··· INPUT DATA ···
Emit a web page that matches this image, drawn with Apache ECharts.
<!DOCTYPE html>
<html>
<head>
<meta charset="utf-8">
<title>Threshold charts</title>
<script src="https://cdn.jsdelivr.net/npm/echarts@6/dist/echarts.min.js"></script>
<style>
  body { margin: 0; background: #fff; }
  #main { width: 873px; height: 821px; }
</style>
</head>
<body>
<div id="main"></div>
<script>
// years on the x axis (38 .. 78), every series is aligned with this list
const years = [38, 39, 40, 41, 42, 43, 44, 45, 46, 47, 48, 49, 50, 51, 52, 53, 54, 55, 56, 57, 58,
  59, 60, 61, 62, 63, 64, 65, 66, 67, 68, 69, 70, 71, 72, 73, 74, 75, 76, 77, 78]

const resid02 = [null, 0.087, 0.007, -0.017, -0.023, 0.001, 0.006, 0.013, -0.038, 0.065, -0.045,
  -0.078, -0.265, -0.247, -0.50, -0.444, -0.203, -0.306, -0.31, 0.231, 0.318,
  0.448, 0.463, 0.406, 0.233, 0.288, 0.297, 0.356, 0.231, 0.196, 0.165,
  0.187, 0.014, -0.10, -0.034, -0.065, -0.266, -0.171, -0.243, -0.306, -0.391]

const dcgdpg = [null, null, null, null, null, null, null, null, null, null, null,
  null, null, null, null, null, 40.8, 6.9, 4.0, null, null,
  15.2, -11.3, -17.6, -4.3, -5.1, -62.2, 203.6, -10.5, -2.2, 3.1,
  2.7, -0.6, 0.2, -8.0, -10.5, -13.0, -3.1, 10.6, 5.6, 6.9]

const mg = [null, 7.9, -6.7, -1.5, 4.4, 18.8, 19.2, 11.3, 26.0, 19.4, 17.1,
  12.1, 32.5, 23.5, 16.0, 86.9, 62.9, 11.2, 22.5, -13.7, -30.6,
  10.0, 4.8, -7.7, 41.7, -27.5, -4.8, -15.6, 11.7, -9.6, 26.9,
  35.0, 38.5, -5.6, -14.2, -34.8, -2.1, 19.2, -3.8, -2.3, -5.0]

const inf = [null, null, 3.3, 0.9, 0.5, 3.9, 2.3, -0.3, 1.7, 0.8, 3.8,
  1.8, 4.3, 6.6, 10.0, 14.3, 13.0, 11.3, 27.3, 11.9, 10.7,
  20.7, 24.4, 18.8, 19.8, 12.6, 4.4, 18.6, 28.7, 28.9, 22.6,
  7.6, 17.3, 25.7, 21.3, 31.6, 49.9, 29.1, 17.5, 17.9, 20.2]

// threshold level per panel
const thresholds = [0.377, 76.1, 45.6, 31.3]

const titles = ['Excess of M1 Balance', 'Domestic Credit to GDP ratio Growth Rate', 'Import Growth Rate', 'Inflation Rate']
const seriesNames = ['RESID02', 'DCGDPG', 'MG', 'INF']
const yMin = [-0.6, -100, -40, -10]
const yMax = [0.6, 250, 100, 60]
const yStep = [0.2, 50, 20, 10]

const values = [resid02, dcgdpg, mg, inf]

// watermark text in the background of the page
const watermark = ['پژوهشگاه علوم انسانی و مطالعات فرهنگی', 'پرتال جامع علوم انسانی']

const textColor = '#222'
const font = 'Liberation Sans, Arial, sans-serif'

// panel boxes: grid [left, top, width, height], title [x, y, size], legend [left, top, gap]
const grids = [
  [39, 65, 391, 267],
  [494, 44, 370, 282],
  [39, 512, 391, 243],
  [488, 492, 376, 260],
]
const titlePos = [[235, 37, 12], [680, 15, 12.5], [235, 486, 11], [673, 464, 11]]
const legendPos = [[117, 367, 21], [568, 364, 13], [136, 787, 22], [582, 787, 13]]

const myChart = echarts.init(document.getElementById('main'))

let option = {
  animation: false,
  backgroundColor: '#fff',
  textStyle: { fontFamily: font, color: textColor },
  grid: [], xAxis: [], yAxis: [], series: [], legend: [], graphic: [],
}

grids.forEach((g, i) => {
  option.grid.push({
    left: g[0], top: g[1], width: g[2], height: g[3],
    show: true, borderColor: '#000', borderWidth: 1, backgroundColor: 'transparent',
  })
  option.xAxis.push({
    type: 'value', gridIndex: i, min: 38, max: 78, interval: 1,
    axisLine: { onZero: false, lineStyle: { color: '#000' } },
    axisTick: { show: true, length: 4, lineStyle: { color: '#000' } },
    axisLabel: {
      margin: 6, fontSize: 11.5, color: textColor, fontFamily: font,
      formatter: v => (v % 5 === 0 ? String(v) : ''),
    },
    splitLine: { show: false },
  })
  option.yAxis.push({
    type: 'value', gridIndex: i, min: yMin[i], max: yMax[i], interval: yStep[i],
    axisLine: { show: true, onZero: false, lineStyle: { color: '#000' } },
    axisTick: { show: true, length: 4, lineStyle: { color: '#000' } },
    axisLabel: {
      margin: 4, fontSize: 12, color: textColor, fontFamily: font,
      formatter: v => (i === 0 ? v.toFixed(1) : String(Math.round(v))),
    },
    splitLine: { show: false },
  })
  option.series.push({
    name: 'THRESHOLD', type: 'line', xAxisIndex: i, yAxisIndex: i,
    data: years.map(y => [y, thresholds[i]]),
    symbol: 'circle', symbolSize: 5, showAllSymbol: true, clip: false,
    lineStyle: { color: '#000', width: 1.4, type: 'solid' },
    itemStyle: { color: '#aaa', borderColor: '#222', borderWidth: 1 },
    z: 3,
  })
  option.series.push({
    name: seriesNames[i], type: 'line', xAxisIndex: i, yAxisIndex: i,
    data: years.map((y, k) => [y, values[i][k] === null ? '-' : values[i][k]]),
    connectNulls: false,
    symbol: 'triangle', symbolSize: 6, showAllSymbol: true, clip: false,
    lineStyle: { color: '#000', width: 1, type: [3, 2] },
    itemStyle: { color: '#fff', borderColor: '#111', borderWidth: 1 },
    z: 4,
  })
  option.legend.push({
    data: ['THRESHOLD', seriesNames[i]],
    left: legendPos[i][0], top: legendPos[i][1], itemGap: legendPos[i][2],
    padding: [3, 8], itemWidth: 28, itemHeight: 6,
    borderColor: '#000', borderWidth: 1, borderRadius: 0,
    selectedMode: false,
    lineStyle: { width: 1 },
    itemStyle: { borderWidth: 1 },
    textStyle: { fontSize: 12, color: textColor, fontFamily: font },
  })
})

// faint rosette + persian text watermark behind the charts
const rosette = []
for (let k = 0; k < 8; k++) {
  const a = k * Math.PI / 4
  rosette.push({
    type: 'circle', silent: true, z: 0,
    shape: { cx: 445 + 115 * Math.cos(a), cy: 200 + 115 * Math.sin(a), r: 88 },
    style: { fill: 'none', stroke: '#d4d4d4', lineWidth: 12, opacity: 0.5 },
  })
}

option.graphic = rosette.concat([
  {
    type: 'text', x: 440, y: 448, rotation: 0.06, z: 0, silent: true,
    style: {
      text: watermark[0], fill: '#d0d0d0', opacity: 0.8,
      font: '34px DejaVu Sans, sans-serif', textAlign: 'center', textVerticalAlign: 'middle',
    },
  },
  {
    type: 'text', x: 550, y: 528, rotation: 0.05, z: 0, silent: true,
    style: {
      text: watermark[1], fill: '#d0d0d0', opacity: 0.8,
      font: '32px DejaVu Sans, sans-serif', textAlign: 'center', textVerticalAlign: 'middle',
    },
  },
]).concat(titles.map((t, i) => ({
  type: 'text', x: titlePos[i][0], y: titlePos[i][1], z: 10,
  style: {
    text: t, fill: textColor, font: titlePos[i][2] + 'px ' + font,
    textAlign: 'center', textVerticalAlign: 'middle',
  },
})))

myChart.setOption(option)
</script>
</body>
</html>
···
··· INPUT DATA ···
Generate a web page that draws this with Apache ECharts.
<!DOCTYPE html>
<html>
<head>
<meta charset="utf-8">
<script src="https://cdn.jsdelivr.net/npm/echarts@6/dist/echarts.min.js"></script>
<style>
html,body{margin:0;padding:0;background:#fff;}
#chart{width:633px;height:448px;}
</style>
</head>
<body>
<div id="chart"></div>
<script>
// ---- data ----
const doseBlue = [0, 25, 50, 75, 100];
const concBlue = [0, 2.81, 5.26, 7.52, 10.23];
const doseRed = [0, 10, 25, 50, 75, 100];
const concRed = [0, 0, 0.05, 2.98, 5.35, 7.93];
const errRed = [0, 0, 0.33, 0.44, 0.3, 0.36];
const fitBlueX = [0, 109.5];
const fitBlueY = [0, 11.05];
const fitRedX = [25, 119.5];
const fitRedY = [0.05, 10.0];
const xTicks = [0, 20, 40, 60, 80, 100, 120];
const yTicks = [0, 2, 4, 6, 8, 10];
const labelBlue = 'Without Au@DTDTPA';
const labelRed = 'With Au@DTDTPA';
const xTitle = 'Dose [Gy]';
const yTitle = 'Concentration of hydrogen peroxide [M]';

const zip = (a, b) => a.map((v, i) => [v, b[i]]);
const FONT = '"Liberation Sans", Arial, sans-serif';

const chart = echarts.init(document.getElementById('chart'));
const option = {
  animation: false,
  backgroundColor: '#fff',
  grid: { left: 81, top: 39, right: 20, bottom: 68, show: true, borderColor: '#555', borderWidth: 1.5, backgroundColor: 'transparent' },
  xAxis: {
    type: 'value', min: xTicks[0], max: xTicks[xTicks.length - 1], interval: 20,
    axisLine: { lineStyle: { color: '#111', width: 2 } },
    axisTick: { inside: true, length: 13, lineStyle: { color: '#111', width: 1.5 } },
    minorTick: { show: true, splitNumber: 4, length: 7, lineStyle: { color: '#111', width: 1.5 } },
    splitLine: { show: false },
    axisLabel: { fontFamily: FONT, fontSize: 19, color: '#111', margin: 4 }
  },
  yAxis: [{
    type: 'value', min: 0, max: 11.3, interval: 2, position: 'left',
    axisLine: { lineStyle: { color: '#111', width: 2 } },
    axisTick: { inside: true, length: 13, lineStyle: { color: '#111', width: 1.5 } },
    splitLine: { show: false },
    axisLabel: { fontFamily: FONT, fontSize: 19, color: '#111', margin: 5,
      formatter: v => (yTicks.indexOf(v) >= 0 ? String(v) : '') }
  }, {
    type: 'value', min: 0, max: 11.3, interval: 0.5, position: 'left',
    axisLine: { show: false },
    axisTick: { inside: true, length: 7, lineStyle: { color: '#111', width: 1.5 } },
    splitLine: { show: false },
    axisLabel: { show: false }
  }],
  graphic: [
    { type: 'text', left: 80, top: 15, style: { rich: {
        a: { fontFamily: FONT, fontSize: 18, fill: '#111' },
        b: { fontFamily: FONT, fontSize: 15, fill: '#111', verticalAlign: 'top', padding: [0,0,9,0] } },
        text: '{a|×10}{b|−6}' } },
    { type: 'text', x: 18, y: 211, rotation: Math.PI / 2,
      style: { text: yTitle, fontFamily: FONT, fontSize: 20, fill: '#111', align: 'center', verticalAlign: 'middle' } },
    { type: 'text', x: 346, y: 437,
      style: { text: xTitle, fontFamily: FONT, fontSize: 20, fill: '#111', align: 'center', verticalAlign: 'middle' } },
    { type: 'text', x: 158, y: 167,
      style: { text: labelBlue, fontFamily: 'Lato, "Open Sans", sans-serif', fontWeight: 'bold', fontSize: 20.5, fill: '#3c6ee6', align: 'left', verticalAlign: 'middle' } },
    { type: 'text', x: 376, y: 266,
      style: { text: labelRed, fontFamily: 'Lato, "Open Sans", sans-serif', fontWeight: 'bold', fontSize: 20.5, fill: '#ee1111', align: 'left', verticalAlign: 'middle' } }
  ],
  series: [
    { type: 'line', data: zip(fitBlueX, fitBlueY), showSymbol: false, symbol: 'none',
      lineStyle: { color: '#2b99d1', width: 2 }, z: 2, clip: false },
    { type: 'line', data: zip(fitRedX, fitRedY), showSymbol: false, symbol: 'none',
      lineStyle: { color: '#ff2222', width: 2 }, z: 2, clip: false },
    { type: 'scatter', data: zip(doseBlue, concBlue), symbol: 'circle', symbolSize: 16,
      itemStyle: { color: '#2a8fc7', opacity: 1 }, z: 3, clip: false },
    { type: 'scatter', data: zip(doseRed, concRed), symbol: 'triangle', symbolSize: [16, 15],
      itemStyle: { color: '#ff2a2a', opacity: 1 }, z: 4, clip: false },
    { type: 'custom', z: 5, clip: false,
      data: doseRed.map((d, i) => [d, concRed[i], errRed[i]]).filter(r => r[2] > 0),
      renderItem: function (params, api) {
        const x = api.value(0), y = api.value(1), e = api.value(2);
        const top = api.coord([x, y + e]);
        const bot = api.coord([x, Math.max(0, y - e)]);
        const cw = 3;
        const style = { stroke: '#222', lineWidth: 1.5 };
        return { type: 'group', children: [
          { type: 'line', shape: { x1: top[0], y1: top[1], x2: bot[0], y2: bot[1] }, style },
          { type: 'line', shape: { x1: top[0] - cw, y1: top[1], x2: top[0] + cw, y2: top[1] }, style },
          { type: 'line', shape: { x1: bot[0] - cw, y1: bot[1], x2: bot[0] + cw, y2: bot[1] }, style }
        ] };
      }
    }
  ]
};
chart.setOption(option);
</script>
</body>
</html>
···
Output nothing except the lines from the line with "Emit a web page" through the line with "2.7, -0.6, 0.2, -8.0, -10.5, -13.0, -3.1, 10.6, 5.6, 6.9]", copied exactly, end lines included.

Emit a web page that matches this image, drawn with Apache ECharts.
<!DOCTYPE html>
<html>
<head>
<meta charset="utf-8">
<title>Threshold charts</title>
<script src="https://cdn.jsdelivr.net/npm/echarts@6/dist/echarts.min.js"></script>
<style>
  body { margin: 0; background: #fff; }
  #main { width: 873px; height: 821px; }
</style>
</head>
<body>
<div id="main"></div>
<script>
// years on the x axis (38 .. 78), every series is aligned with this list
const years = [38, 39, 40, 41, 42, 43, 44, 45, 46, 47, 48, 49, 50, 51, 52, 53, 54, 55, 56, 57, 58,
  59, 60, 61, 62, 63, 64, 65, 66, 67, 68, 69, 70, 71, 72, 73, 74, 75, 76, 77, 78]

const resid02 = [null, 0.087, 0.007, -0.017, -0.023, 0.001, 0.006, 0.013, -0.038, 0.065, -0.045,
  -0.078, -0.265, -0.247, -0.50, -0.444, -0.203, -0.306, -0.31, 0.231, 0.318,
  0.448, 0.463, 0.406, 0.233, 0.288, 0.297, 0.356, 0.231, 0.196, 0.165,
  0.187, 0.014, -0.10, -0.034, -0.065, -0.266, -0.171, -0.243, -0.306, -0.391]

const dcgdpg = [null, null, null, null, null, null, null, null, null, null, null,
  null, null, null, null, null, 40.8, 6.9, 4.0, null, null,
  15.2, -11.3, -17.6, -4.3, -5.1, -62.2, 203.6, -10.5, -2.2, 3.1,
  2.7, -0.6, 0.2, -8.0, -10.5, -13.0, -3.1, 10.6, 5.6, 6.9]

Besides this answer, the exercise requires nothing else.